** Begin Supplied records **

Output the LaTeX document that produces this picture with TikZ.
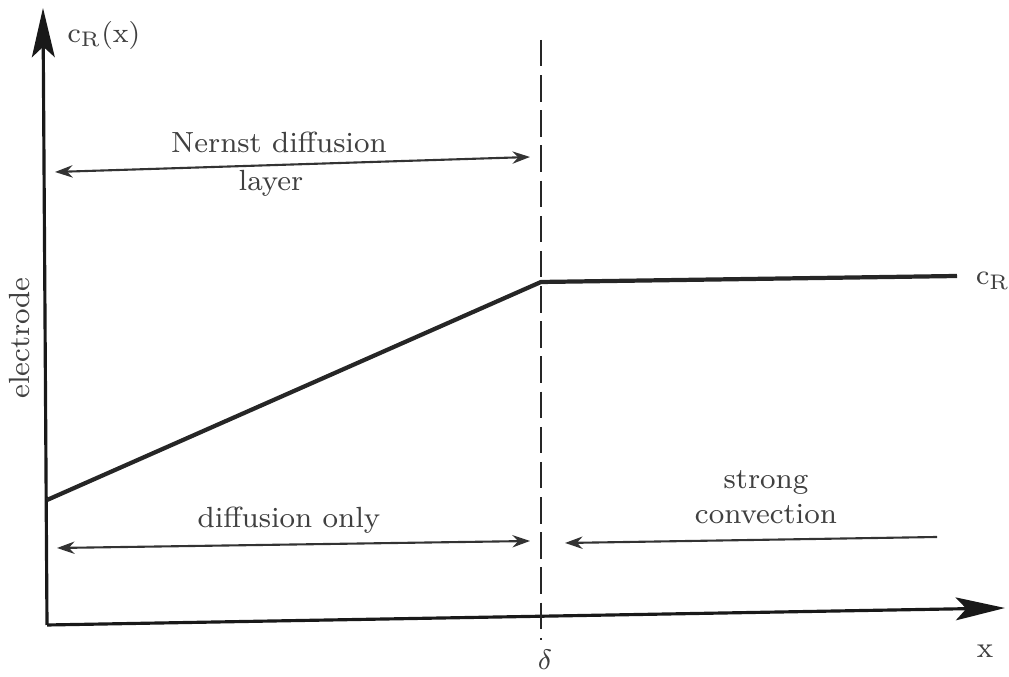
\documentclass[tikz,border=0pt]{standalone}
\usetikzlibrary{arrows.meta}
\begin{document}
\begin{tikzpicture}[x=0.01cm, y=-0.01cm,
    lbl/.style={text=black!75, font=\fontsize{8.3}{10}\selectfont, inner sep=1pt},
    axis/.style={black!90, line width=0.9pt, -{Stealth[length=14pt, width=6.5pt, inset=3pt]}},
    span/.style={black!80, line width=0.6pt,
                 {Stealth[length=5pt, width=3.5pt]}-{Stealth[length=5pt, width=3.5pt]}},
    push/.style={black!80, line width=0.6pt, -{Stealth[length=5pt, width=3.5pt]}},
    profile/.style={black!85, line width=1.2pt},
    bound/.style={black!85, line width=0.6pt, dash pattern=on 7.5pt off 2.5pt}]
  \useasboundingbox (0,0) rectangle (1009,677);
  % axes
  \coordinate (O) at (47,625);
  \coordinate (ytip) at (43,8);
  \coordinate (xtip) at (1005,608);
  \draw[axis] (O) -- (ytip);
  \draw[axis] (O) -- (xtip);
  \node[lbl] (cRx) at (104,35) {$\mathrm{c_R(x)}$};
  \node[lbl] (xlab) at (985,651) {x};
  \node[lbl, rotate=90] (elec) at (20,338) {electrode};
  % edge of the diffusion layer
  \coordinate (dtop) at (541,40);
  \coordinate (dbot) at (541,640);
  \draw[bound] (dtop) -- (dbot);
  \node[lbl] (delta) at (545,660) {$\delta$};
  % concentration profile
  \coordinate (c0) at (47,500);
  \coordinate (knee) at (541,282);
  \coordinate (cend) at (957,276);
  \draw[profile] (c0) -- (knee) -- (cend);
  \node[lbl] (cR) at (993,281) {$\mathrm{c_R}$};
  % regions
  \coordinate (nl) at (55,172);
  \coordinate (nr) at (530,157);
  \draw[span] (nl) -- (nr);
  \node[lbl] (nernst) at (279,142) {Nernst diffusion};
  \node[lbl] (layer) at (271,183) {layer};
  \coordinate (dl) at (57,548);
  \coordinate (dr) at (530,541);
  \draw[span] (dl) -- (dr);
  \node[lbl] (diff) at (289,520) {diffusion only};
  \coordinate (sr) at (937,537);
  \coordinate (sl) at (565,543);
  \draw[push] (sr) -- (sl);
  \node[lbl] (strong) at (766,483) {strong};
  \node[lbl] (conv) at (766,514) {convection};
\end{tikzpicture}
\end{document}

** End Supplied records **
** Begin Supplied records **

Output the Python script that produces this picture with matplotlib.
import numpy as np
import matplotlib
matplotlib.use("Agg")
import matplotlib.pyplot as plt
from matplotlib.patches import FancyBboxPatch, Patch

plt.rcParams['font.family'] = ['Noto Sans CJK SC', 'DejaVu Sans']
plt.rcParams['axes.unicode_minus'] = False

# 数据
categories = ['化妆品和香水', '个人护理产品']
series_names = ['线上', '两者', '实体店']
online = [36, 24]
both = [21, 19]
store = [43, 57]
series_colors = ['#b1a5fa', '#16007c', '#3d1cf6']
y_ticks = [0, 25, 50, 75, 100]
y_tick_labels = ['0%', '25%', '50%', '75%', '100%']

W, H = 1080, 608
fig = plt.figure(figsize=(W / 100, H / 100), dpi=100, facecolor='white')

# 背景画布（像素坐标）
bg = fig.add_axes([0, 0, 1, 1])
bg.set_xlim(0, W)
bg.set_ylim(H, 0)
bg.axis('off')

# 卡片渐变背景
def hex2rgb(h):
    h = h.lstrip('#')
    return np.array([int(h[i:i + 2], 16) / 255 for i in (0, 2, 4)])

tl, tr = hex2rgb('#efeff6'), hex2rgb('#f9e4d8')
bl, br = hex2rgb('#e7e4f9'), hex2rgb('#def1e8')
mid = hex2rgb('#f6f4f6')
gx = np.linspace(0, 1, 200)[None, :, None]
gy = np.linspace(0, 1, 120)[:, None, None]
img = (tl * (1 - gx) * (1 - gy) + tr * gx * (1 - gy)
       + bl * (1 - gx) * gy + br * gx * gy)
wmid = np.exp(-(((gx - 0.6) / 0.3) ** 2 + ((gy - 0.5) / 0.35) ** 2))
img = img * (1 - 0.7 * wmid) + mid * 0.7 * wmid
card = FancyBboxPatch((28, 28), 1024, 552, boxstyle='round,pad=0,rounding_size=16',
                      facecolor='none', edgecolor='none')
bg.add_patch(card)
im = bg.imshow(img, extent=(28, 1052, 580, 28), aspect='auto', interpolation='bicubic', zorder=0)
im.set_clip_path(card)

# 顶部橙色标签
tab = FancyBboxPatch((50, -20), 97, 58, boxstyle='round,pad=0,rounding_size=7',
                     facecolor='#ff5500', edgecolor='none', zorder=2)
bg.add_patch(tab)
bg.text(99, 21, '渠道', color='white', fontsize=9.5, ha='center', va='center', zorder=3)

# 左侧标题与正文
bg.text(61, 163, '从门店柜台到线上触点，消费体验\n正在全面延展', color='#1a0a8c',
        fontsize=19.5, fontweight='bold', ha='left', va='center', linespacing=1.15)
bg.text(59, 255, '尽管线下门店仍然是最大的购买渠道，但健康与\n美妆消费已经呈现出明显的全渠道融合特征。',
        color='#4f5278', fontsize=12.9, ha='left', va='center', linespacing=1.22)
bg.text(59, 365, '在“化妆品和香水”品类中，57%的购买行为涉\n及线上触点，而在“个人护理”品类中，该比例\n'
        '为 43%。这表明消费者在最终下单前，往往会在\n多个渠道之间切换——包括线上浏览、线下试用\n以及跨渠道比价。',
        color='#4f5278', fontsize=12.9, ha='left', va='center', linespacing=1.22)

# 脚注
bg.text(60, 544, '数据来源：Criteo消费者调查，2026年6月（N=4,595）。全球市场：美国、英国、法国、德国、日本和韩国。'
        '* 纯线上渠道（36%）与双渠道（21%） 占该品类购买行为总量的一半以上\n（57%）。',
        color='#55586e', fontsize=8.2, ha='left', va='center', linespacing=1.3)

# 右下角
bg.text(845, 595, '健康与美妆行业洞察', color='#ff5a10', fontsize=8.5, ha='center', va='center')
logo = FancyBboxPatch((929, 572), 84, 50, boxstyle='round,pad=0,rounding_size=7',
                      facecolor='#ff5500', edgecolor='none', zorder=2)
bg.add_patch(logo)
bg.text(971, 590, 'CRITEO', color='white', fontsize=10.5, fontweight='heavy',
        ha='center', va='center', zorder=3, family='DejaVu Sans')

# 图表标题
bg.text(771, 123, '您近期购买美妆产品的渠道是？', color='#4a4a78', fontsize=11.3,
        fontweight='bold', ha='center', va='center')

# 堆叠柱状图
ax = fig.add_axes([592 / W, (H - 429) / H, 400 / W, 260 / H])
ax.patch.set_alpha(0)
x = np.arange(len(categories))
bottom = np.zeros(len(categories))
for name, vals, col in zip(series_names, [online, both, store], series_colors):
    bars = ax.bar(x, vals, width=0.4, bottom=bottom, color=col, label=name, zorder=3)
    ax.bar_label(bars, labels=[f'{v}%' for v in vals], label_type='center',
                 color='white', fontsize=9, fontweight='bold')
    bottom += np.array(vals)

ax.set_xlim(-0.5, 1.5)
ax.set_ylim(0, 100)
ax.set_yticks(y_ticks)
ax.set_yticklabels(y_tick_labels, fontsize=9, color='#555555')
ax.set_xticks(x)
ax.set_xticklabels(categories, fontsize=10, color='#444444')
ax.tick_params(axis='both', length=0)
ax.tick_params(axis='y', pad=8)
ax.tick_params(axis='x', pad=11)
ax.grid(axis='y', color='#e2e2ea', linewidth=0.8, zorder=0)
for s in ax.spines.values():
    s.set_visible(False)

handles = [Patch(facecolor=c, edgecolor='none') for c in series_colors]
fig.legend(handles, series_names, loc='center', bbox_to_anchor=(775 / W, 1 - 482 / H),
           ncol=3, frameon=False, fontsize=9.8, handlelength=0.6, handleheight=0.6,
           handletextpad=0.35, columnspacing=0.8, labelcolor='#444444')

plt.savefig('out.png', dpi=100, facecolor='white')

** End Supplied records **

_Given instruction_. Return every line from the records above that holds the word "Output".

_Solution for this exercise_.
Output the LaTeX document that produces this picture with TikZ.
Output the Python script that produces this picture with matplotlib.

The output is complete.